因为疫情,在北方林区小镇逗留已经十天了,与这个小镇结缘三十多年,这是第一次待得这么久。在外逗留时间长了,头发也跟着长了,当地友人邀我去理发,我应了。走在冰雪融化的街道上,三拐两拐来到小镇中心路边一栋平房。低矮的窗户和门上写着四个红字:贮木理发。

跨过平房第一道门,经过一个一米多宽的偏厦子,进入第二道门就是理发店了。店面积不足十平方米,一个锈迹斑斑的铸铁理发椅子在小屋地中央格外显眼,等候理发的人坐在排烟道旁等候,那排椅子是早先文化宫看电影的那种木座椅。一个铁炉子烧着热水兼取暖。昏暗小屋内,有老式大镜子、工具柜、暖瓶、收音机、磨刀石等,件件都是老物件,件件让人触景生情。此时,收音机里非常配合地播放出一首首上世纪八十年代的流行歌曲,让人一下子像是穿越了时空。

店内只有一位理发师傅,姓贾,今年68岁。他从1973年开始干理发,退休前在当地林业局贮木场理发室工作。贾师傅说,当时理发室有七个师傅,负责给全场上千人理发。那时职工理发不花钱,是场里的一项福利待遇。

贾师傅穿着白大褂,高大健壮,满面红光,近50年来他坚持传统理发,服务了当地几代人。那把理发专用铁椅子,是1962年生产的,贮木场理发室停业时跟他一起回了家。贾师傅用推子给客人推平头,这种发式贾师傅已经推了几十年,几分钟剃一个头,在他这是家常便饭。

所谓老式理发,推完头只是完成了一半的工作,接下来做的,才是老式理发的绝活。只见贾师傅给客人理完发,抖开白布单,把铁椅子往后摇,让顾客舒服地斜躺在椅子上,然后动作麻利地用小刷子在陶瓷茶缸里搅合几下,将泡沫刷在顾客脸上,他左右手翻倒着把热水烫过的毛巾敷在顾客脸上软化胡须,之后开始刮脸和修面。贾师傅打开老式折叠剃刀,在黝黑的荡刀布上使劲刮几下,让剃刀更锋利一些,老式折叠剃刀在顾客脸、脖子等处上下飞舞,发出呲呲声,所过之处露出清新、光滑的皮肤,没有一丝毛糙。

刮完脸开始给顾客洗头。

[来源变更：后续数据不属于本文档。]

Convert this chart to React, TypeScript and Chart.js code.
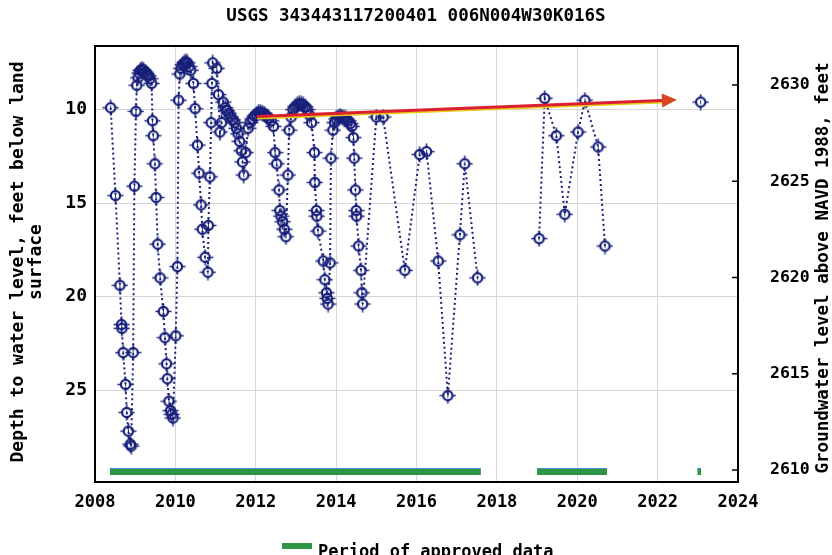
import React, { useEffect, useRef } from "react";
import { Chart, registerables } from "chart.js";
Chart.register(...registerables);

const TITLE = "USGS 343443117200401 006N004W30K016S";
const LEFT_TITLE = ["Depth to water level, feet below land", "surface"];
const RIGHT_TITLE = "Groundwater level above NAVD 1988, feet";
const LEGEND_LABEL = "Period of approved data";

const years: number[] = [
  2008.39, 2008.51, 2008.62, 2008.66, 2008.67, 2008.70, 2008.76, 2008.79, 2008.83, 2008.88, 2008.90,
  2008.95, 2008.98, 2009.02, 2009.04, 2009.07, 2009.10, 2009.13, 2009.17, 2009.21, 2009.25, 2009.29,
  2009.33, 2009.37, 2009.41, 2009.43, 2009.45, 2009.49, 2009.52, 2009.56, 2009.62, 2009.70, 2009.74,
  2009.78, 2009.80, 2009.84, 2009.88, 2009.91, 2009.94,
  2010.01, 2010.05, 2010.08, 2010.11, 2010.14, 2010.18, 2010.22, 2010.26, 2010.30, 2010.34, 2010.38,
  2010.45, 2010.49, 2010.55, 2010.59, 2010.64, 2010.67, 2010.74, 2010.81, 2010.82, 2010.86, 2010.89,
  2010.91, 2010.93,
  2011.03, 2011.07, 2011.11, 2011.15, 2011.19, 2011.24, 2011.28, 2011.33, 2011.38, 2011.43, 2011.48,
  2011.52, 2011.56, 2011.60, 2011.64, 2011.67, 2011.70, 2011.75, 2011.81, 2011.86, 2011.92, 2011.97,
  2012.02, 2012.07, 2012.12, 2012.17, 2012.22, 2012.27, 2012.32, 2012.38, 2012.44, 2012.48, 2012.52,
  2012.58, 2012.60, 2012.63, 2012.67, 2012.71, 2012.75, 2012.80, 2012.83, 2012.88, 2012.93, 2012.98,
  2013.03, 2013.08, 2013.13, 2013.18, 2013.23, 2013.28, 2013.34, 2013.39, 2013.46, 2013.47, 2013.51,
  2013.52, 2013.55, 2013.68, 2013.72, 2013.76, 2013.78, 2013.80, 2013.85, 2013.87, 2013.92, 2013.96,
  2014.00, 2014.05, 2014.10, 2014.15, 2014.20, 2014.25, 2014.30, 2014.35, 2014.39, 2014.43, 2014.45,
  2014.48, 2014.50, 2014.51, 2014.56, 2014.62, 2014.64, 2014.66,
  2015.00, 2015.17, 2015.71, 2016.08, 2016.25, 2016.54, 2016.78, 2017.08, 2017.20, 2017.52,
  2018.30,
  2019.05, 2019.19, 2019.48, 2019.69, 2020.02, 2020.19, 2020.52, 2020.69,
  2021.90,
  2023.07,
];

const depths: (number | null)[] = [
  9.9, 14.6, 19.4, 21.5, 21.7, 23.0, 24.7, 26.2, 27.2, 27.9, 28.0,
  23.0, 14.1, 10.1, 8.7, 8.3, 8.05, 7.9, 7.85, 7.9, 8.0, 8.1,
  8.2, 8.35, 8.6, 10.6, 11.4, 12.9, 14.7, 17.2, 19.0, 20.8, 22.2,
  23.6, 24.4, 25.6, 26.1, 26.3, 26.5,
  22.1, 18.4, 9.5, 8.1, 7.8, 7.6, 7.5, 7.45, 7.5, 7.7, 7.9,
  8.6, 9.95, 11.9, 13.4, 15.1, 16.4, 17.9, 18.7, 16.2, 13.6, 10.7,
  8.6, 7.5,
  7.8, 9.2, 11.2, 10.7, 9.6, 9.9, 10.05, 10.2, 10.4, 10.55, 10.7,
  11.0, 11.3, 11.7, 12.2, 12.8, 13.5, 12.3, 11.0, 10.7, 10.5, 10.35,
  10.25, 10.15, 10.15, 10.2, 10.25, 10.35, 10.45, 10.6, 10.9, 12.3, 12.9,
  14.3, 15.4, 15.7, 16.0, 16.4, 16.8, 13.5, 11.1, 10.4, 10.0, 9.85,
  9.75, 9.7, 9.7, 9.75, 9.85, 10.0, 10.3, 10.7, 12.3, 13.9, 15.4,
  15.7, 16.5, 18.1, 19.1, 19.8, 20.1, 20.4, 18.2, 12.6, 11.1, 10.7,
  10.5, 10.4, 10.35, 10.4, 10.45, 10.5, 10.6, 10.75, 10.9, 11.5, 12.6,
  14.3, 15.4, 15.7, 17.3, 18.6, 19.8, 20.4,
  10.4, 10.4, 18.6, 12.4, 12.25, 18.1, 25.3, 16.7, 12.9, 19.0,
  null,
  16.9, 9.4, 11.4, 15.6, 11.2, 9.5, 12.0, 17.3,
  null,
  9.6,
];

const xTicks = [2008, 2010, 2012, 2014, 2016, 2018, 2020, 2022, 2024];
const depthTicks = [10, 15, 20, 25];
const elevTicks = [2610, 2615, 2620, 2625, 2630];
const xRange = [2008, 2024];
const depthRange = [6.6, 29.92];
const elevRange = [2609.38, 2632.03];

const approvedStart = [2008.37, 2019.0, 2022.99];
const approvedEnd = [2017.6, 2020.74, 2023.08];

const trendYears = [2012.03, 2022.48];
const trendDepths = [10.37, 9.48];

const NAVY = "#18207a";
const FONT = '"DejaVu Sans Mono", monospace';

function makeMarker(): HTMLCanvasElement {
  const c = document.createElement("canvas");
  c.width = 17;
  c.height = 17;
  const g = c.getContext("2d")!;
  g.strokeStyle = NAVY;
  g.lineWidth = 2.2;
  g.beginPath();
  g.arc(8.5, 8.5, 4.6, 0, Math.PI * 2);
  g.stroke();
  g.lineWidth = 1.6;
  g.beginPath();
  g.moveTo(8.5, 0.5); g.lineTo(8.5, 3.5);
  g.moveTo(8.5, 13.5); g.lineTo(8.5, 16.5);
  g.moveTo(0.5, 8.5); g.lineTo(3.5, 8.5);
  g.moveTo(13.5, 8.5); g.lineTo(16.5, 8.5);
  g.stroke();
  g.lineWidth = 1;
  g.beginPath();
  g.moveTo(8.5, 6.5); g.lineTo(8.5, 10.5);
  g.stroke();
  return c;
}

const decor = {
  id: "decor",
  afterDraw(chart: any) {
    const { ctx, chartArea: a, scales } = chart;
    const x = scales.x, y = scales.y, y2 = scales.y2;
    ctx.save();

    // approved periods
    for (let i = 0; i < approvedStart.length; i++) {
      const x0 = x.getPixelForValue(approvedStart[i]);
      const x1 = x.getPixelForValue(approvedEnd[i]);
      ctx.fillStyle = "#2f9443";
      ctx.fillRect(x0, a.bottom - 14, Math.max(2, x1 - x0), 7);
      ctx.fillStyle = "#4a8fd0";
      ctx.fillRect(x0, a.bottom - 14, Math.max(2, x1 - x0), 1);
    }

    // trend arrow
    const px0 = x.getPixelForValue(trendYears[0]);
    const py0 = y.getPixelForValue(trendDepths[0]);
    const px1 = x.getPixelForValue(trendYears[1]);
    const py1 = y.getPixelForValue(trendDepths[1]);
    const ang = Math.atan2(py1 - py0, px1 - px0);
    const headLen = 15;
    const bx = px1 - headLen * Math.cos(ang);
    const by = py1 - headLen * Math.sin(ang);
    ctx.lineCap = "butt";
    ctx.strokeStyle = "#e8cc1a";
    ctx.lineWidth = 2;
    ctx.beginPath();
    ctx.moveTo(px0, py0 + 2);
    ctx.lineTo(bx, by + 2);
    ctx.stroke();
    ctx.strokeStyle = "#dc1f30";
    ctx.lineWidth = 3;
    ctx.beginPath();
    ctx.moveTo(px0, py0);
    ctx.lineTo(bx, by);
    ctx.stroke();
    ctx.fillStyle = "#d9441f";
    ctx.beginPath();
    ctx.moveTo(px1, py1);
    ctx.lineTo(bx + 7 * Math.sin(ang), by - 7 * Math.cos(ang));
    ctx.lineTo(bx - 7 * Math.sin(ang), by + 7 * Math.cos(ang));
    ctx.closePath();
    ctx.fill();

    // frame
    ctx.strokeStyle = "#000";
    ctx.lineWidth = 2;
    ctx.strokeRect(a.left, a.top, a.right - a.left, a.bottom - a.top);

    // right inward ticks
    ctx.lineWidth = 1.5;
    ctx.beginPath();
    for (const t of elevTicks) {
      const py = y2.getPixelForValue(t);
      ctx.moveTo(a.right - 6, py);
      ctx.lineTo(a.right, py);
    }
    ctx.stroke();

    ctx.fillStyle = "#000";
    // title
    ctx.font = `bold 17.5px ${FONT}`;
    ctx.textAlign = "center";
    ctx.textBaseline = "middle";
    ctx.fillText(TITLE, 416, 16);

    // left title
    ctx.font = `bold 18px ${FONT}`;
    ctx.save();
    ctx.translate(18, 262);
    ctx.rotate(-Math.PI / 2);
    ctx.fillText(LEFT_TITLE[0], 0, 0);
    ctx.restore();
    ctx.save();
    ctx.translate(36, 262);
    ctx.rotate(-Math.PI / 2);
    ctx.fillText(LEFT_TITLE[1], 0, 0);
    ctx.restore();

    // right title
    ctx.font = `bold 17.5px ${FONT}`;
    ctx.save();
    ctx.translate(823, 268);
    ctx.rotate(-Math.PI / 2);
    ctx.fillText(RIGHT_TITLE, 0, 0);
    ctx.restore();

    // legend
    ctx.fillStyle = "#2f9443";
    ctx.fillRect(282, 543, 30, 6);
    ctx.fillStyle = "#000";
    ctx.textAlign = "left";
    ctx.textBaseline = "alphabetic";
    ctx.font = `bold 17px ${FONT}`;
    ctx.fillText(LEGEND_LABEL, 318, 557);

    ctx.restore();
  },
};

export default function App() {
  const ref = useRef<HTMLCanvasElement>(null);
  useEffect(() => {
    const canvas = ref.current!;
    const marker = makeMarker();
    const pts = years.map((yr, i) => ({ x: yr, y: depths[i] }));
    const chart = new Chart(canvas, {
      type: "line",
      data: {
        datasets: [
          {
            data: pts as any,
            yAxisID: "y",
            borderColor: NAVY,
            borderWidth: 2,
            borderDash: [2, 3],
            tension: 0,
            spanGaps: false,
            pointStyle: marker as any,
            pointRadius: 6,
            pointHoverRadius: 6,
          },
        ],
      },
      options: {
        animation: false,
        responsive: false,
        devicePixelRatio: 1,
        events: [],
        layout: { padding: { top: 46, left: 0, right: 0, bottom: 0 }, autoPadding: false },
        plugins: { legend: { display: false }, tooltip: { enabled: false }, title: { display: false } },
        scales: {
          x: {
            type: "linear",
            min: xRange[0],
            max: xRange[1],
            afterBuildTicks: (s: any) => { s.ticks = xTicks.map((v) => ({ value: v })); },
            afterFit: (s: any) => { s.height = 73; },
            grid: { color: "#d6d6d6", lineWidth: 1, drawTicks: false },
            border: { display: false },
            ticks: {
              padding: 10,
              color: "#000",
              font: { family: FONT, size: 17, weight: "bold" },
              callback: (v: any) => String(v),
              maxRotation: 0,
            },
          },
          y: {
            type: "linear",
            position: "left",
            reverse: true,
            min: depthRange[0],
            max: depthRange[1],
            afterBuildTicks: (s: any) => { s.ticks = depthTicks.map((v) => ({ value: v })); },
            afterFit: (s: any) => { s.width = 95; },
            grid: { color: "#d6d6d6", lineWidth: 1, drawTicks: false },
            border: { display: false },
            ticks: {
              padding: 8,
              color: "#000",
              font: { family: FONT, size: 18, weight: "bold" },
              callback: (v: any) => String(v),
            },
          },
          y2: {
            type: "linear",
            position: "right",
            min: elevRange[0],
            max: elevRange[1],
            afterBuildTicks: (s: any) => { s.ticks = elevTicks.map((v) => ({ value: v })); },
            afterFit: (s: any) => { s.width = 94; },
            grid: { display: false, drawTicks: false },
            border: { display: false },
            ticks: {
              padding: 32,
              color: "#000",
              font: { family: FONT, size: 16.5, weight: "bold" },
              callback: (v: any) => String(v),
            },
          },
        },
      },
      plugins: [decor],
    });
    return () => chart.destroy();
  }, []);
  return (
    <div style={{ position: "fixed", left: 0, top: 0, width: 832, height: 555, background: "#fff" }}>
      <canvas ref={ref} width={832} height={555} style={{ width: 832, height: 555, display: "block" }} />
    </div>
  );
}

这里没有热水器,没有水龙头,贾师傅从暖瓶里倒出热水,在水瓢里兑上凉水,往顾客头上浇。这里没有洗发水,用的是肥皂,一打一搓,水瓢一浇,洗头完毕。当然,这里也没有电吹风,贾师傅用干手巾拉直拍打着客人的湿头发,直接打干。

一套仪式下来,理发只是几分钟,刮脸、洗头、修面用时十五分钟。这一整套服务,只收十元钱。贾师傅说,他和老伴都有退休金,一个孩子已结婚成家,生活没有什么经济压力。看到林区留下的老人多,一些老职工、老顾客总是找来要求老式理发,他索性每月花100元钱租下了现在这个平房,摆上老物件,重操旧业,继续干自己的老本行。

有人建议他,附近的发廊、发屋一个简单的理发都要二三十元,你这老式理发费时间、费工夫,应该多收点钱。贾师傅说,都是老顾客,跟着自己几十年了,他们大多退休金低,涨价自己不忍心。

正午阳光从低矮的窗户照射进来,小屋里混杂着煤烟味、旱烟味、霉潮味和老人气味。收音机里继续重复播放着一首首老歌,炉子上水壶发出水开的鸣叫声。一个个老人理完发满意地离开,又有顾客兴冲冲地进来。

不足十平方米的小屋,让人驻足,让人品味,让人还有点留恋。这里的生活有滋有味,这里更多的是人情味。